Gregorius is taking medication to treat the problem. The pain and swelling are gone. He’s hopeful they won’t return once the medication runs its course.
“I don’t know if you guys remember [last month] when I was showing you that I couldn’t do anything? Now I’m touching my shoulder,” Gregorius said, bending his elbow to demonstrate normal flexibility. “So we’re heading in the right direction. It kind of [stunk] at the beginning not knowing what was going on. But now that we have an answer we can move on and hopefully try to get back out there as soon as possible.”
Whenever Gregorius returns, the Phillies are hopeful it will make them whole again. Since opening day, they have had Harper, J.T. Realmuto, Rhys Hoskins, Gregorius, Segura, and Andrew McCutchen together in the lineup for only 11 of 71 games.
They won’t get any sympathy from the Mets, who have had their top six hitters — Pete Alonso, Jeff McNeil, Francisco Lindor, Michael Conforto, Dominic Smith, and Brandon Nimmo — together for only 13 of 69 games and still lead the division by four games over Washington and five over Atlanta and the Phillies.
“I know we’re not unlike other clubs,” Dombrowski said. “You just start playing well, and Segura, who was playing great, goes down. Harper’s timing had been off, but he looked good [Tuesday]. We haven’t had Didi back. But you just deal with it.”
And maybe then, if you’re Dombrowski, you make a deal. But only if you think it will make a difference in the Phillies’ pursuit of the playoff berth that has eluded them since 2011.
The next few weeks — on the field and in the trainer’s room — will determine if that’s going to be the case.

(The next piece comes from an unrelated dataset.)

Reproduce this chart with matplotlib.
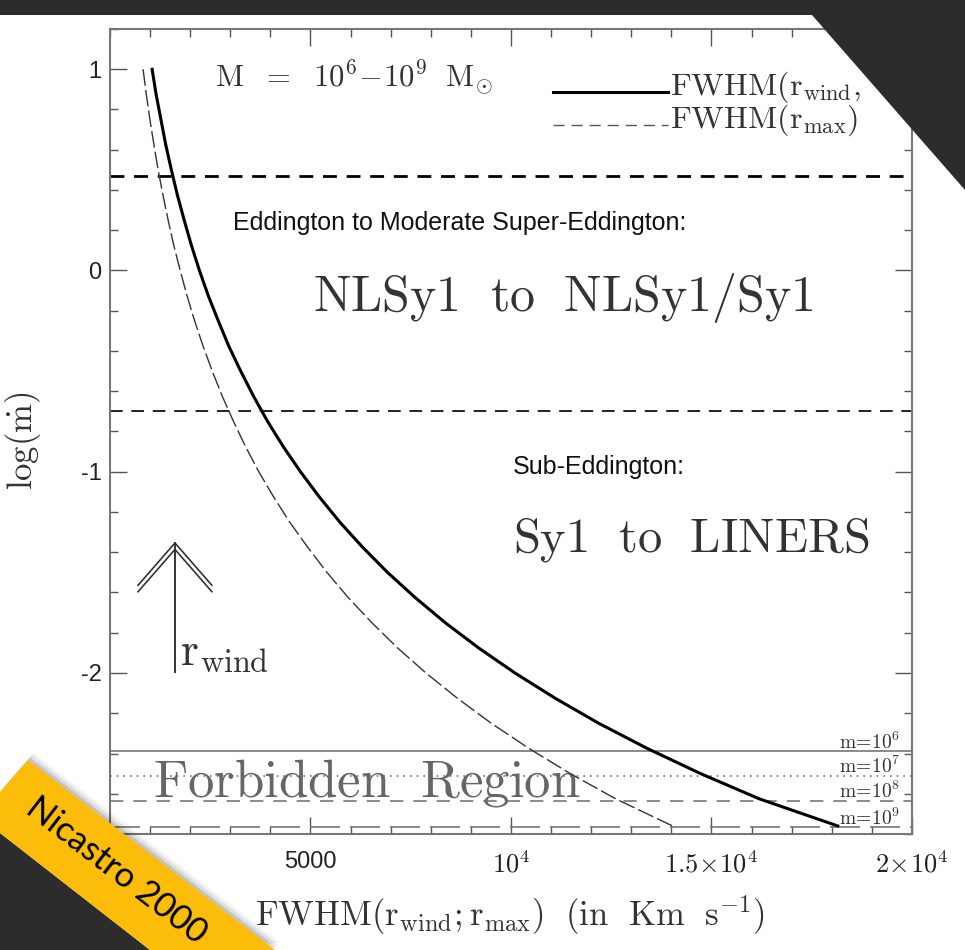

Ever the pragmatist, Harper realizes the Phillies must play better to prove they’re “worth it” for Dombrowski to make a trade-deadline splash.
Joe Girardi is thinking of making a change at closer. But if not Héctor Neris, then who?
Fifty years ago this week, Rick Wise had a game for the ages that might never be duplicated. Matt Breen caught up with the former Phillies pitcher, who recalled his memorable performance.
Today: Aaron Nola, Matt Moore meet the Mets in doubleheader, 4:10 p.m.
Tomorrow: Phillies face ace-of-aces Jacob deGrom in New York, 4:10 p.m.
Sunday: Ex-Met Zack Wheeler vs. ex-Phillie Jerad Eickhoff, 1:10 p.m.
Monday: Phillies travel to Cincinnati for a makeup game, 6:40 p.m.
Tuesday: The Marlins come to town for three games, 7:05 p.m.
Stat of the day
The Phillies shuffled the rotation last week to make sure their top three starters — Nola, Zach Eflin, and Wheeler — were lined up to face the Mets. It’s imperative not only that they pitch well this weekend, but also that they log innings.
In the last eight games, Phillies starters have completed the sixth inning once, when Wheeler went six innings against the Dodgers nine days ago. They have worked a total of 33 2/3 innings, or fewer than 4 1/3 innings per start.
Nola was the last Phillies pitcher to get beyond the sixth inning, when he went 7 2/3 against the Yankees on June 13 at Citizens Bank Park.
From the mailbag
Send questions by email or on Twitter @ScottLauber.
Question: Hi, Scott. Why do I see no conversation about Ranger Suárez being the 5th starter? He was a career starter in the minors, going 30-19 with a 2.54 ERA over 489 IP. He already is doing long relief of 3 innings with 40+ pitches with an 0.67 ERA this year, and in the bullpen he can’t pitch on back to back days. Stretch him out & get him in the rotation. He surely is a better option than anyone else they’ve put in that 5th slot this year. — James H., via email
Answer: Hi, James. Thanks for the question and for reading.
So, the Phillies intended to look at Suárez as a starter in spring training, but he missed most of camp because of visa issues. In the interest of time, they moved him back to the bullpen, a role in which he excelled in 2019. As you mentioned, he has become an important reliever for them, so I doubt they’d want to switch his role now and rob Peter to pay Paul, so to speak.
But you raise some really good points, especially in light of the struggles of Moore, Chase Anderson, and Spencer Howard. It would’ve been interesting to see if Suárez could’ve grabbed the fifth-starter spot in the spring. Eventually, he’ll probably get another chance.